The term is further refined by 4 Pa. Code § 2.12 as:
[t]he final deciding official of an agency, whether designated an administrative law judge, hearing officer, examiner, referee, or otherwise, who is presiding over a proceeding at the time of final disposition. The term may include more than one official, such as a hearing board.
On appeal from an agency adjudication federal courts are explicitly authorized to award fees to the same extent as an agency. 28 U.S.C.A. § 2412(d)(3) (West Supp. 1993). The language of the Pennsylvania law is less than clear concerning our authority to do so. See 71 P. S. § 2033(f). We believe the agency is more expert concerning the reasonable basis of its position and the reasonableness of fees generated in proceedings before it. Moreover, federal courts may decline to exercise their authority under § 2412(d)(3) of the Equal Access to Justice Act and remand fee petitions to the appropriate agency whose expertise in determining justification of an adjudication exceeds that of the court. See, e.g., Miller v. United States, 753 F.2d 270 (3d Cir. 1985).
This Court may, however, order the Department to pay Norris the costs associated with his appeal, Matter of Estate of Neiss, 126 Pa. Commw. 572, 560 A.2d 842 (1989), which in this matter total $470.85. We hold, therefore, that Norris may recover his filing costs in this Court and reproduction costs for copies of his briefs. Pa. R.A.P. 2741(4) and 42 Pa. C.S. § 1726.
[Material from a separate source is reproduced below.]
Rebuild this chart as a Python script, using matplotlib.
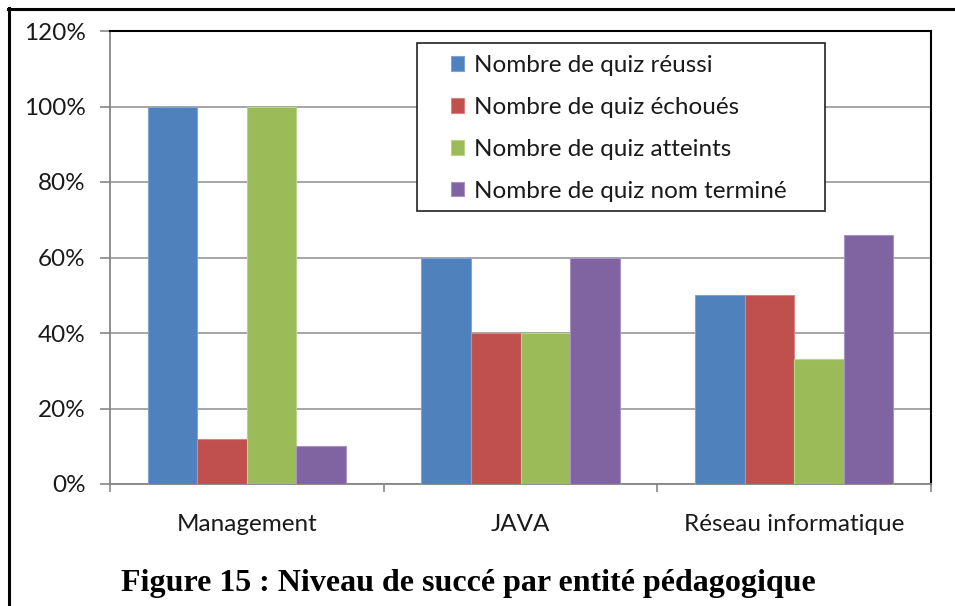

Accordingly, we enter the following:
NOW, October 8, 1993, Norris' petition for attorney fees is transferred to the Department of Revenue for consideration pursuant to its power under the Cost Act, 71 P. S. § 20312035. Norris' application shall be considered timely, 42 Pa. C.S. § 5103(a), and he shall be granted leave to amend his application to conform to the appropriate forms and regulations.
We further order the Department of Revenue to pay Norris his filing and reproduction costs for his appeal to this Court in the amount of $470.85.